There is an interesting paradox in the chess community - many coaches and teachers warn players of all levels against the excessive obsession with opening theory and yet the vast majority of chess materials in digital or printed form are dedicated to specific opening variations or positions. While everyone admits that memorizing variations will never guarantee success in over the board or online encounters, there is clearly a demand for products that help chess players of all levels to successfully navigate through the first stage of the game. At the same time, there is a lack of detailed discussion regarding how seasoned players (expert level and above) structure their work on chess openings, store their analysis, come up with new ideas, prepare for tournament games and so on. Rather than provide another set of variations, key positions and critical games in a specific opening area, this book is meant to fill this gap and help the reader to make sense from all the information that is out there and save as much time and energy as possible, while still building a bulletproof opening repertoire. The book is aimed at any chess player who wants to improve their opening play and is looking for some guidance in that area.
Despite the large proliferation of computer chess software, there is a lack of explanation for how to tie to it effectively to one's study of openings. In the most advanced book on the subject, 'Opening Preparation', published in 1990s, the renowned coach Mark Dvoretsky, while giving great coverage for other topics, described the system for storing opening analysis on paper cards, with a side note that this was outdated and software should be used instead and that this was a large topic deserving a separate discussion. Since then there was a deafening silence on the subject in chess books, at least partially inspiring this publication, which outlines the system for storing opening analysis that served the author well for almost a decade.
The goal of the book is to help the reader to increase their creativity in the opening phase of the game - both at home and during the games - whether you are a serious tournament player, or just play chess for fun at a club or on the Internet.

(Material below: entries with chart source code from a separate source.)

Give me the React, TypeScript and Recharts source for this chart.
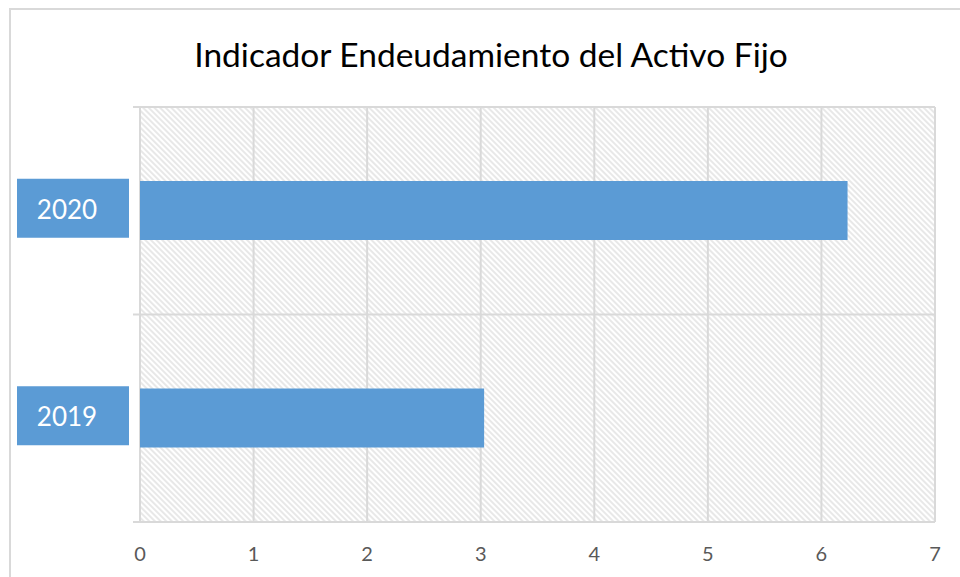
import React from "react";
import { BarChart, Bar, XAxis, YAxis, CartesianGrid } from "recharts";

const title = "Indicador Endeudamiento del Activo Fijo";
const categories = ["2020", "2019"];
const values = [6.23, 3.03];
const xTicks = [0, 1, 2, 3, 4, 5, 6, 7];

const data = categories.map((year, i) => ({ year, value: values[i] }));

const FONT = "Lato, 'Open Sans', sans-serif";
const GRID = "#d9d9d9";
const BLUE = "#5b9bd5";

// year labels sit in filled boxes like the Excel original
const YearTick = (props: any) => {
  const { y, payload } = props;
  return (
    <g>
      <rect x={17} y={y - 32} width={112} height={59} fill={BLUE} />
      <text
        x={67}
        y={y - 2}
        fill="#ffffff"
        fontSize={26}
        fontFamily={FONT}
        textAnchor="middle"
        dominantBaseline="central"
      >
        {payload.value}
      </text>
    </g>
  );
};

// grid lines at the category boundaries, poking out a bit to the left
const HLine = (props: any) => {
  const { x1, x2, y1, y2 } = props;
  return <line x1={x1 - 7} x2={x2} y1={y1} y2={y2} stroke={GRID} strokeWidth={2} />;
};

const App = () => {
  return (
    <div style={{ position: "absolute", left: 0, top: 0, width: 960, height: 577, overflow: "hidden", background: "#fff" }}>
      <svg width={0} height={0} style={{ position: "absolute" }}>
        <defs>
          <pattern id="hatch" patternUnits="userSpaceOnUse" width={4} height={4} patternTransform="rotate(-45)">
            <rect width={4} height={4} fill="#ffffff" />
            <line x1={1} y1={0} x2={1} y2={4} stroke="#dcdcdc" strokeWidth={1.3} />
          </pattern>
        </defs>
      </svg>
      <div
        style={{
          position: "absolute",
          left: 9,
          top: 8,
          width: 980,
          height: 600,
          borderLeft: `2px solid ${GRID}`,
          borderTop: `2px solid ${GRID}`,
        }}
      />
      <div
        style={{
          position: "absolute",
          left: 0,
          top: 33,
          width: 982,
          textAlign: "center",
          fontFamily: FONT,
          fontSize: 33.5,
          color: "#000",
          lineHeight: "42px",
        }}
      >
        {title}
      </div>
      <div style={{ position: "absolute", left: 0, top: 0 }}>
        <BarChart
          width={960}
          height={577}
          data={data}
          layout="vertical"
          margin={{ top: 107, right: 25, bottom: 25, left: 10 }}
        >
          <CartesianGrid
            fill="url(#hatch)"
            stroke={GRID}
            strokeWidth={2}
            horizontal={HLine}
            horizontalCoordinatesGenerator={({ offset }: any) =>
              [...categories, ""].map((_, i) => offset.top + (i * offset.height) / categories.length)
            }
          />
          <XAxis
            type="number"
            domain={[0, 7]}
            ticks={xTicks}
            tickLine={false}
            axisLine={false}
            tickMargin={19}
            tick={{ fill: "#595959", fontSize: 20, fontFamily: FONT }}
          />
          <YAxis
            type="category"
            dataKey="year"
            width={130}
            tickLine={false}
            axisLine={false}
            tick={<YearTick />}
          />
          <Bar dataKey="value" fill={BLUE} barSize={59} isAnimationActive={false} />
        </BarChart>
      </div>
    </div>
  );
};

export default App;
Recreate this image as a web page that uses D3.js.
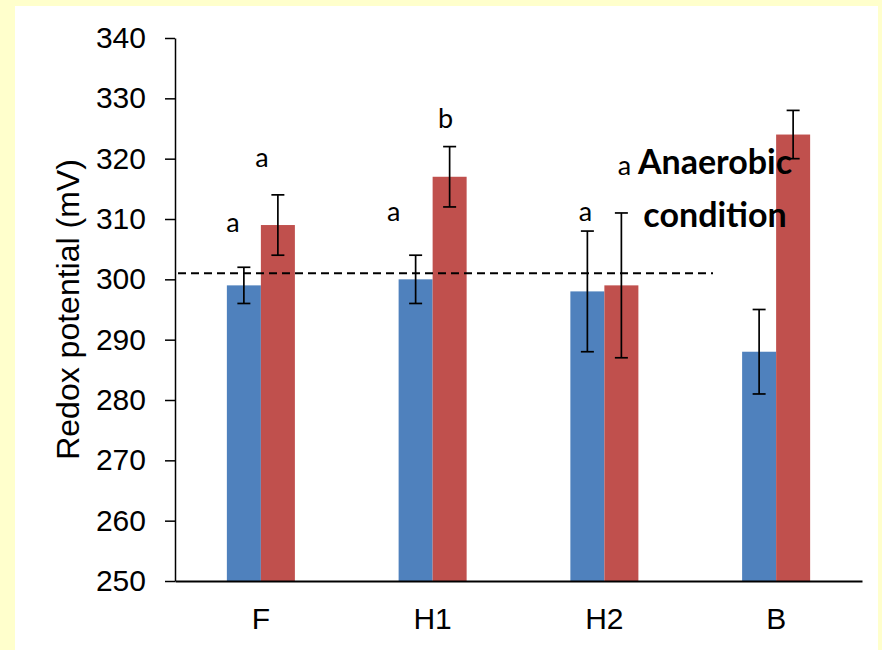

Most of the plans and ideas are coming from Grandmaster games, with additional examples of preparation from the author's own master level games. Whether you enjoy opening preparation already, or it is your weak spot, I hope the book will give you some food for thought and practical suggestions applicable immediately upon reading the book. If rather than remember exact opening moves from the book examples, the reader is instead inspired to come up with their own ideas - the author's mission will be quite accomplished!
Good opening preparation is all about picking the right direction for opening research and investing time into fine-tuning the understanding of favourable positions that are most likely to occur in our games. The basic premise throughout the book is to base one's opening preparation on 3 E's:
Enjoyable - the positions that you analyze during opening preparation should appeal to your chess taste, and the process itself should feel pleasant and creative. See the section on 'Creativity' for more details.
Effective - ultimately it should bring good results during tournament games, and be targeted at the positions that are most likely to occur on the board. This is covered under sections on Cutting Opponent's Options, Transpositions, and so on. Our choice of opening variations is more likely to make our work effective than anything else.
Efficient - this not as important as effectiveness, but we still don't want to waste time and analysis, so various computer tools are suggested to optimize the 'how' of opening analysis, save our work, and efficiently retrieve it.